Aim: Print all of the lines exactly. Any picture among them stays out.

--- START Data extract ---

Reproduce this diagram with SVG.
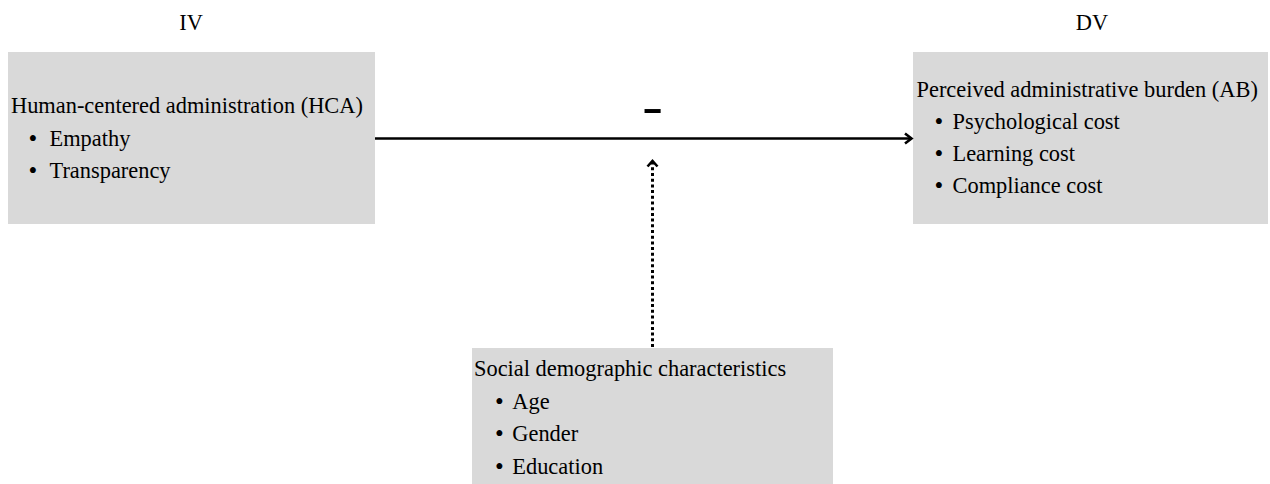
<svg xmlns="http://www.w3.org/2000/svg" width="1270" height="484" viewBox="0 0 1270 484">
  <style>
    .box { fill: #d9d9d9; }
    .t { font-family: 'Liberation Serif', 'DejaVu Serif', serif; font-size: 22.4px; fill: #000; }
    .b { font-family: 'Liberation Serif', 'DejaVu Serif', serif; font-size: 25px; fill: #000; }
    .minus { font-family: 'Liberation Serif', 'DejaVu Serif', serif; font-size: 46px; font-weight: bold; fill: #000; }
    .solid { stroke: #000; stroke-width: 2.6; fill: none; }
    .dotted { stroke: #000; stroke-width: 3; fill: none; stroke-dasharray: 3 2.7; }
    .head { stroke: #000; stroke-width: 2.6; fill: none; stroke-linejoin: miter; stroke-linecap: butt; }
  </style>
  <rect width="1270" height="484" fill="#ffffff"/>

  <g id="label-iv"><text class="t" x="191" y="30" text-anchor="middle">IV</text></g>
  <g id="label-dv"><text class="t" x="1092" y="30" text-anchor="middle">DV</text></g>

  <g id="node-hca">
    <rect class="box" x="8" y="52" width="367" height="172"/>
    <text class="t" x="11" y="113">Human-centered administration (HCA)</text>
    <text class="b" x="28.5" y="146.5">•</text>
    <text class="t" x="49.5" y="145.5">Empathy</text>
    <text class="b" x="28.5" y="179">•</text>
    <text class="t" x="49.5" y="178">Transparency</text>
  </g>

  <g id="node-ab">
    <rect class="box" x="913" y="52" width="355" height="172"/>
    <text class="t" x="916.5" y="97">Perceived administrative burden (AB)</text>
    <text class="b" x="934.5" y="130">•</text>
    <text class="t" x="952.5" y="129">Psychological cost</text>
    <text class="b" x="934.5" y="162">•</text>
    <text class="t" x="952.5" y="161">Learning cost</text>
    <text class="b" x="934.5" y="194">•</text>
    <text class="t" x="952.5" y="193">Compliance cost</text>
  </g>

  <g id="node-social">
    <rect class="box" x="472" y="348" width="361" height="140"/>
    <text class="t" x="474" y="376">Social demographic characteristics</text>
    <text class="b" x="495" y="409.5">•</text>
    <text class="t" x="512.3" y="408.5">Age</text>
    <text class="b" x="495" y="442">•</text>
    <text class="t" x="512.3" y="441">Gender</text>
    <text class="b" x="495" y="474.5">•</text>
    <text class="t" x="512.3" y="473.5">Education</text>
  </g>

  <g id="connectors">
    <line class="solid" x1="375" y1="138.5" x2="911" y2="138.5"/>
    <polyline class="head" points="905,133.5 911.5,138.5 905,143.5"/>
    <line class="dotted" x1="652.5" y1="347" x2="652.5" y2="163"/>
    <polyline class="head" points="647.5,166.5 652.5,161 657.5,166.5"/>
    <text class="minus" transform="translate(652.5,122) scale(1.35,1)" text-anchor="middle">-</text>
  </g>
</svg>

--- END Data extract ---

Answer to this task:
Reproduce this diagram with SVG.
<svg xmlns="http://www.w3.org/2000/svg" width="1270" height="484" viewBox="0 0 1270 484">
  <style>
    .box { fill: #d9d9d9; }
    .t { font-family: 'Liberation Serif', 'DejaVu Serif', serif; font-size: 22.4px; fill: #000; }
    .b { font-family: 'Liberation Serif', 'DejaVu Serif', serif; font-size: 25px; fill: #000; }
    .minus { font-family: 'Liberation Serif', 'DejaVu Serif', serif; font-size: 46px; font-weight: bold; fill: #000; }
    .solid { stroke: #000; stroke-width: 2.6; fill: none; }
    .dotted { stroke: #000; stroke-width: 3; fill: none; stroke-dasharray: 3 2.7; }
    .head { stroke: #000; stroke-width: 2.6; fill: none; stroke-linejoin: miter; stroke-linecap: butt; }
  </style>
  <rect width="1270" height="484" fill="#ffffff"/>

  <g id="label-iv"><text class="t" x="191" y="30" text-anchor="middle">IV</text></g>
  <g id="label-dv"><text class="t" x="1092" y="30" text-anchor="middle">DV</text></g>

  <g id="node-hca">
    <rect class="box" x="8" y="52" width="367" height="172"/>
    <text class="t" x="11" y="113">Human-centered administration (HCA)</text>
    <text class="b" x="28.5" y="146.5">•</text>
    <text class="t" x="49.5" y="145.5">Empathy</text>
    <text class="b" x="28.5" y="179">•</text>
    <text class="t" x="49.5" y="178">Transparency</text>
  </g>

  <g id="node-ab">
    <rect class="box" x="913" y="52" width="355" height="172"/>
    <text class="t" x="916.5" y="97">Perceived administrative burden (AB)</text>
    <text class="b" x="934.5" y="130">•</text>
    <text class="t" x="952.5" y="129">Psychological cost</text>
    <text class="b" x="934.5" y="162">•</text>
    <text class="t" x="952.5" y="161">Learning cost</text>
    <text class="b" x="934.5" y="194">•</text>
    <text class="t" x="952.5" y="193">Compliance cost</text>
  </g>

  <g id="node-social">
    <rect class="box" x="472" y="348" width="361" height="140"/>
    <text class="t" x="474" y="376">Social demographic characteristics</text>
    <text class="b" x="495" y="409.5">•</text>
    <text class="t" x="512.3" y="408.5">Age</text>
    <text class="b" x="495" y="442">•</text>
    <text class="t" x="512.3" y="441">Gender</text>
    <text class="b" x="495" y="474.5">•</text>
    <text class="t" x="512.3" y="473.5">Education</text>
  </g>

  <g id="connectors">
    <line class="solid" x1="375" y1="138.5" x2="911" y2="138.5"/>
    <polyline class="head" points="905,133.5 911.5,138.5 905,143.5"/>
    <line class="dotted" x1="652.5" y1="347" x2="652.5" y2="163"/>
    <polyline class="head" points="647.5,166.5 652.5,161 657.5,166.5"/>
    <text class="minus" transform="translate(652.5,122) scale(1.35,1)" text-anchor="middle">-</text>
  </g>
</svg>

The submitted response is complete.